Emphasize with Users
- Day in the life.
- We need to understand what the day in the life of the users our solution is targeting is like.
- The users in our case will include our sponsors as well as end-users
- This can include observations (shadowing) and interviewing people asking them to tell stories of the tools they currently use, their pain points and needs.
- Ask users to do a quick demo of how they interact with and use their existing tools.
- Create a matrix of user Personas to help us understand our user groups.
- Lightweight surveys or 5 users in our user group will bring a lot of value
- Create “Customer Journey Maps” to help in our understanding of the existing tools as well as their benefits and shortcomings. How do users feel about their work and what they are able to accomplish?
Understand Broadly
- Explore users community’s broader environment
- What is our users’ vision and its timeframe
- What are the top 10 pain points
- What are their top 5 strategic business or operational strategies / initiatives
- To what extent is our user community capable of changing.
- To what extent does the existing culture enable / prohibit change.
- What does value mean and how it’s measured.
- Understand business unit’s leadership and management strategy.
- How mature and experienced is our end-user community.
- Our users’ culture, values, lifestyle and preferences (this knowledge will inform our choices about which user group we need to emphasize with the most in the context of the design we are delivering.
- Teams’ locations, time-zones, culture and work climate.
Define a Problem
- Clarity about the problem definition / problem statement. (arrive at a consensus around initial problem statement, higher-order themes)
- Understanding big picture (vision, mission statement, charter, etc)
- Bringing what we’ve learned from previous two steps of board understanding and emphasizing with our users.
- User stories, feedback, etc
- Looking at our personas and customer journey maps
- Use 5 Why’s technique to learn more and then refine what we know into a discreet problem statement.
- Looking beyond the obvious to see some higher order emerging themes.
- We should also consider some of the edge cases when thinking about our solutions.
- The above steps will give us a general problem definition and themes with an understanding that this definition we continue being refined as we move forward.
Ideating and Brainstorming
- Thinking about problems and potential solutions.

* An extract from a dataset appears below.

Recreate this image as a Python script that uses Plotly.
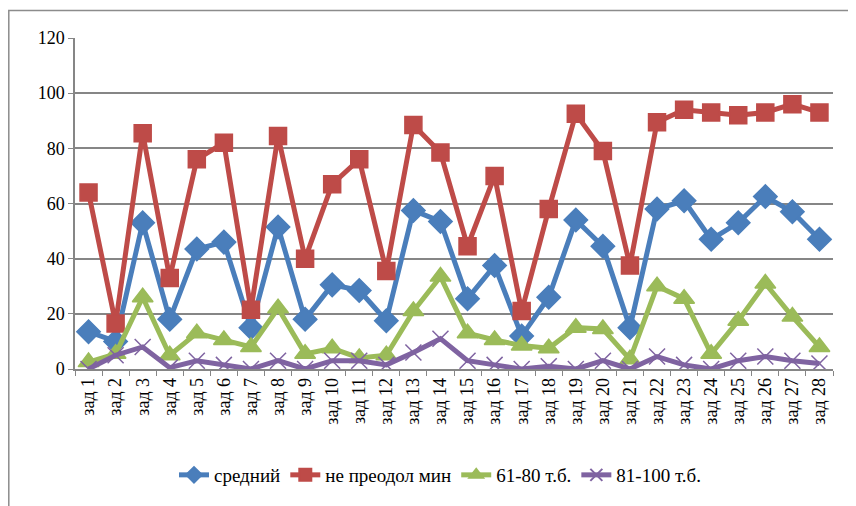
import plotly.graph_objects as go

categories = [f"зад {i}" for i in range(1, 29)]

srednij = [13.5, 10, 53, 18, 43.5, 46, 15, 51.5, 18, 30.5, 28.5, 17.5, 57.5, 53.5,
           25.5, 37.5, 12, 26, 54, 44.5, 15, 58, 61, 47, 53, 62.5, 57, 47]
ne_preodol = [64, 16.5, 85.5, 33, 76, 82, 21.5, 84.5, 40, 67, 76, 35.5, 88.5, 78.5,
              44.5, 70, 21, 58, 92.5, 79, 37.5, 89.5, 94, 93, 92, 93, 96, 93]
tb_61_80 = [2.5, 5.5, 26, 5, 13, 10.5, 8, 22, 5.5, 7.5, 4, 5, 21, 33.5,
            13, 10.5, 8.5, 7.5, 15, 14.5, 3.5, 30, 25.5, 5.5, 17.5, 31, 19, 8]
tb_81_100 = [0, 5, 8, 0.5, 3, 1.5, 0, 3, 0, 3, 3, 1.5, 6, 11,
             3, 1.5, 0, 1, 0, 3, 0, 4.5, 1.5, 0, 3, 4.5, 3, 2]

series = [
    ("средний", srednij, "#4A7EBB", "diamond", 18),
    ("не преодол мин", ne_preodol, "#BE4B48", "square", 17),
    ("61-80 т.б.", tb_61_80, "#9BBB59", "triangle-up", 18),
    ("81-100 т.б.", tb_81_100, "#7F63A1", "x-thin-open", 16),
]

FONT = "Liberation Serif, Times New Roman, DejaVu Serif, serif"

fig = go.Figure()
for name, vals, color, sym, size in series:
    fig.add_trace(go.Scatter(
        x=categories, y=vals, name=name, mode="lines+markers",
        line=dict(color=color, width=5),
        marker=dict(symbol=sym, size=size, color=color,
                    line=dict(color=color, width=1.5)),
    ))

# page has 8px body margin; figure coords = page coords - 8
OFF = 8
W, H = 856 - OFF, 506 - OFF
L, R, T, B = 75 - OFF, 833 - OFF, 38 - OFF, 369 - OFF
pw, ph = R - L, B - T

def px(x):
    return (x - OFF - L) / pw

def py(y):
    return (B - (y - OFF)) / ph

fig.update_layout(
    width=W, height=H,
    margin=dict(l=L, r=W - R, t=T, b=H - B),
    paper_bgcolor="white", plot_bgcolor="white",
    font=dict(family=FONT, size=18, color="black"),
    showlegend=True,
    legend=dict(orientation="h", x=px(440), xanchor="center", y=py(475), yanchor="middle",
                font=dict(family=FONT, size=19), tracegroupgap=0, itemsizing="constant"),
    shapes=[dict(type="rect", xref="paper", yref="paper",
                 x0=px(8.8), x1=px(880), y0=py(530), y1=py(10.5),
                 line=dict(color="#8C8C8C", width=1.5), fillcolor="rgba(0,0,0,0)",
                 layer="below")],
)
fig.update_xaxes(
    type="category", tickangle=-90, showgrid=False,
    showline=True, linecolor="#868686", linewidth=1.5,
    ticks="outside", tickson="boundaries", ticklen=5, tickcolor="#868686",
    tickfont=dict(family=FONT, size=18), range=[-0.5, 27.5],
)
fig.update_yaxes(
    range=[0, 120], dtick=20, showgrid=True, gridcolor="#868686", gridwidth=1.5,
    showline=True, linecolor="#868686", linewidth=1.5,
    ticks="outside", ticklen=5, tickcolor="#868686",
    tickfont=dict(family=FONT, size=18), zeroline=False,
)

fig.write_html("out.html")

- Any ideas that bring about even a partial solution are welcome at this stage.
- Use mind mapping or similar techniques to organize and explore ideas.
- Conduct premortems to try and see where the problem may arise in the future, creating an obstacle list.

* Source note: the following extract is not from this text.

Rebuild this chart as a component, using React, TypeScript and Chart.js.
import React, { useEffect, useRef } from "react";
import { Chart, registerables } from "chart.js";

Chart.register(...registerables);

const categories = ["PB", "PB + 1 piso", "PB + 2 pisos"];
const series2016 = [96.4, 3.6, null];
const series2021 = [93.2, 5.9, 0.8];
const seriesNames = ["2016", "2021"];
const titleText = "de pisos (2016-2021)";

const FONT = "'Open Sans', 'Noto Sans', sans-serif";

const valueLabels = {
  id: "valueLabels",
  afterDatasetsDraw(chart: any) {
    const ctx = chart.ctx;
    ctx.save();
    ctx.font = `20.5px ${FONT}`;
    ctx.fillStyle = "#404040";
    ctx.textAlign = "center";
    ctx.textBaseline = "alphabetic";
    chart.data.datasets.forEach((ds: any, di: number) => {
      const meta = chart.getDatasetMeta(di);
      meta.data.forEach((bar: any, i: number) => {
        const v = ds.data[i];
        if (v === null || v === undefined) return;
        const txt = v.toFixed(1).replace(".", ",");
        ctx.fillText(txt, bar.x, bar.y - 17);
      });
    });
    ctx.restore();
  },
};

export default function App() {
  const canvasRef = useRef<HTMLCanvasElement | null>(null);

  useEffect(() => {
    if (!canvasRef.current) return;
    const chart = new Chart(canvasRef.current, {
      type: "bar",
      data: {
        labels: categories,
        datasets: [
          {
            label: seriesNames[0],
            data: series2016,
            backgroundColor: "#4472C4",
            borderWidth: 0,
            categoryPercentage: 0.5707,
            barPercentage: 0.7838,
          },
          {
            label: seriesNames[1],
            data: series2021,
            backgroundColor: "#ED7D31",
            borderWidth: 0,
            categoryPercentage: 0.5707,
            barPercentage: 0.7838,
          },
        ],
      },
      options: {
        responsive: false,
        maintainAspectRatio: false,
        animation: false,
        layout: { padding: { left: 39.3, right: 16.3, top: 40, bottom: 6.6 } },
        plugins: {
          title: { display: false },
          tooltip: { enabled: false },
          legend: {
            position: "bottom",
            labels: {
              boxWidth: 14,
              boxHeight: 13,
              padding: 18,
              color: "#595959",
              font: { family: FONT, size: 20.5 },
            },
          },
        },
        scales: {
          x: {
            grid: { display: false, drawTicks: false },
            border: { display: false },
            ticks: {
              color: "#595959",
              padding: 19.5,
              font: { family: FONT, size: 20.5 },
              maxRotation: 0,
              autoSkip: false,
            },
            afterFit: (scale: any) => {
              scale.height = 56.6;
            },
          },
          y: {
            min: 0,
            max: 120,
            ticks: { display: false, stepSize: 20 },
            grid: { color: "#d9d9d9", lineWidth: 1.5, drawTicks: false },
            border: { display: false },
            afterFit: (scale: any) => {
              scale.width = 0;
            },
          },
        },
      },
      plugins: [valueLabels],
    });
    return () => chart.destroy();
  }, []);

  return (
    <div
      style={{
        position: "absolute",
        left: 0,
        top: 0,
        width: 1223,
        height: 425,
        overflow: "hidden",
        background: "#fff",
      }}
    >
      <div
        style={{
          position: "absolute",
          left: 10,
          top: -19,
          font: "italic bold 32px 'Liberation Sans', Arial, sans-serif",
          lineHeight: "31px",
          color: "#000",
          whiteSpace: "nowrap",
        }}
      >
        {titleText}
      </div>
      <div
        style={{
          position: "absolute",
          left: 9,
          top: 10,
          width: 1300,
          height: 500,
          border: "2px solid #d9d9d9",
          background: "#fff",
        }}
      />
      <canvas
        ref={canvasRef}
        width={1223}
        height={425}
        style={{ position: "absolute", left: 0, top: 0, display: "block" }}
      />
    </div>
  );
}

- Thinking about what could make the problem worse – Reverse Brainstorming techniques.
- Refine our ideas through feedback gained through rapid prototyping, testing and iterating.

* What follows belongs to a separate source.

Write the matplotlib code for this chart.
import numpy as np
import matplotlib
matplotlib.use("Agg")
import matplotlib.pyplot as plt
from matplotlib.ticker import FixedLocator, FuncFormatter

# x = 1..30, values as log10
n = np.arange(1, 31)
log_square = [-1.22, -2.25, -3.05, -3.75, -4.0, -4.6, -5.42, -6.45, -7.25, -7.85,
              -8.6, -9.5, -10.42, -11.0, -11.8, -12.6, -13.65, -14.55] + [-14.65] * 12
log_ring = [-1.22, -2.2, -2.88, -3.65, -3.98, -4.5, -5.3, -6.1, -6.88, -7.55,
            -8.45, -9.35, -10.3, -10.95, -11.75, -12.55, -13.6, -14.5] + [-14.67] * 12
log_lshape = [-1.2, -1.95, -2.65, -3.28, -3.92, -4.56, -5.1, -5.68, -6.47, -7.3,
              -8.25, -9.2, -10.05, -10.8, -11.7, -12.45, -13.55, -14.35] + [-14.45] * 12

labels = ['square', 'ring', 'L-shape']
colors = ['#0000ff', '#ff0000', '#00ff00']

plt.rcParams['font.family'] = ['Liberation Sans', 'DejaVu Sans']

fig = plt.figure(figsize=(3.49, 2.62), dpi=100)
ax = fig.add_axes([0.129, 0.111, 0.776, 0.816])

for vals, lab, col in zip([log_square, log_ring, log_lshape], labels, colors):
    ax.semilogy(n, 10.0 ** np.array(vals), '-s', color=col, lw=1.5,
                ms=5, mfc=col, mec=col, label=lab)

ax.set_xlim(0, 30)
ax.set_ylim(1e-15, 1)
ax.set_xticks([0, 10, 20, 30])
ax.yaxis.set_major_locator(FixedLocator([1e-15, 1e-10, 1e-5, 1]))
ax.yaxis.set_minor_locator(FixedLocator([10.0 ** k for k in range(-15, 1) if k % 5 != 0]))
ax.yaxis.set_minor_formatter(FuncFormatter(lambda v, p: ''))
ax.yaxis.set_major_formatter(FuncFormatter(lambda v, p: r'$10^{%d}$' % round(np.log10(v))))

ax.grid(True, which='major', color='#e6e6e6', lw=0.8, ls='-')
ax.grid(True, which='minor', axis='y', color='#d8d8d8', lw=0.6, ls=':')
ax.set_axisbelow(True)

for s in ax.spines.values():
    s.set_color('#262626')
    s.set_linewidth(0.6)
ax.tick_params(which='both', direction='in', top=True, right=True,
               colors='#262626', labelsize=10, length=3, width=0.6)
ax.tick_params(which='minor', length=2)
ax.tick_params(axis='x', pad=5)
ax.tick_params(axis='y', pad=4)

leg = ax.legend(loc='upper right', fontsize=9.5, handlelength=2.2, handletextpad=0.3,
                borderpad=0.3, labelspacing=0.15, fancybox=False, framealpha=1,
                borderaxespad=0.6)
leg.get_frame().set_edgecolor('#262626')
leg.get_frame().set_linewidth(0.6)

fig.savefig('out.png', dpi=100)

- Practice building to think mindset. Building prototypes or MVPs is worth it if we are getting a valuable feedback from our target user groups that will help us gain clarity of the solution that will align with their needs.
- Create mind-maps, storyboards, customer journeys, organizational structure diagrams, data flows, work flows, interfaces that will show how our persona users will fit.
- Mock up high level roadmaps (with some key deliverables)
- Hackathons are a great way to come up with some new ideas and prototypes
- We should not try to solve the problem we cannot articulate.
- We may need to go back to our users to hear their stories and improve our broad understanding.
- User feedback cycles are critical – poor connections back to our users can lead to poorly thought out tactical changes and strategic direction.
- Configure and develop the Use Cases and scenarios
- Iterate and elaborate on these Use cases or scenarios based on the feedback and other lessons learned.
- Demonstrate the Use Cases or scenarios to the user community identified earlier and potentially iterate again.
- Perform iteration or solution demonstrations, showcasing prototypes and in other ways executing our feedback loops.
Testing and Deployment
- Embrace user-centric testing to identify gaps in our solutions’ capabilities, and or functionality.
- This should include User Acceptance Testing to give our users an opportunity to work through real-world scenarios and provide feedback based on their experience
- Deploy Solution to Users
- Identify early adopters in our user community or users can be participants our pilot deployment.
- What support will our user community need during the transition period.
- Do we have bandwidth and expertise to support our users well.
- Make sure we have the way to capture, monitor and measure any issues and learnings along the way, which would include user engagement / adoption metrics.
- Identify early adopters in our user community or users can be participants our pilot deployment.
- Is there a resistance to change that needs to be addressed
- We should plan for user training to make sure it happens in a Just-in-time fashion before deployment.
- We need to think about our rollout phases (plan and schedule) to accommodate our users and the overall organizational risk tolerance.
- At this stage we should think about any other systems that may be affected and or require changes.
- How would our new solution impact existing DR / Business continuity plans.
General Principles
- Regenerating through Combining
- Think about how we can combine the old and the new in a modular way to make acceptance of the new ways of doing things easier for our user communities.
- Aligning strategy to time horizons.
- Think short-term, mid-term and long-term. Realizing that our long-term vision needs to be prioritized to be realized.
- Apply the Inverse Power Law
- Introduce high number of small changes, fewer number of medium size changes, and very few large changes.
- Engage in Co-Innovation with our users and team members
- Consider Time Pacing
- Understand peaks and valleys of a solutions’ utilization to structure staffing and deployment changes and create the most effective / least impactful rollout strategies.
- Program Plans
- Prior to creating plans and other program artifacts conduct some Empathy Mapping or perform lightweight Persona Analysis of its users and readers to make sure we are creating something that is specific for the teams that will use these artifacts.
- Silent Design can be an important feedback mechanism.
- We should take time to observe the changes that users make to a solution to increase its effectiveness or usability after it has been deployed.
Strategic Vision
- What are the business problems we are trying to solve
- What is our strategy for solving those problems
- What does the success look like
- How will we be different tomorrow that we are today. Why is this difference important to us as an organization.
- How do we make sure our stakeholder are alignment on that vision and how do we increase our shared identity within our teams and organizations.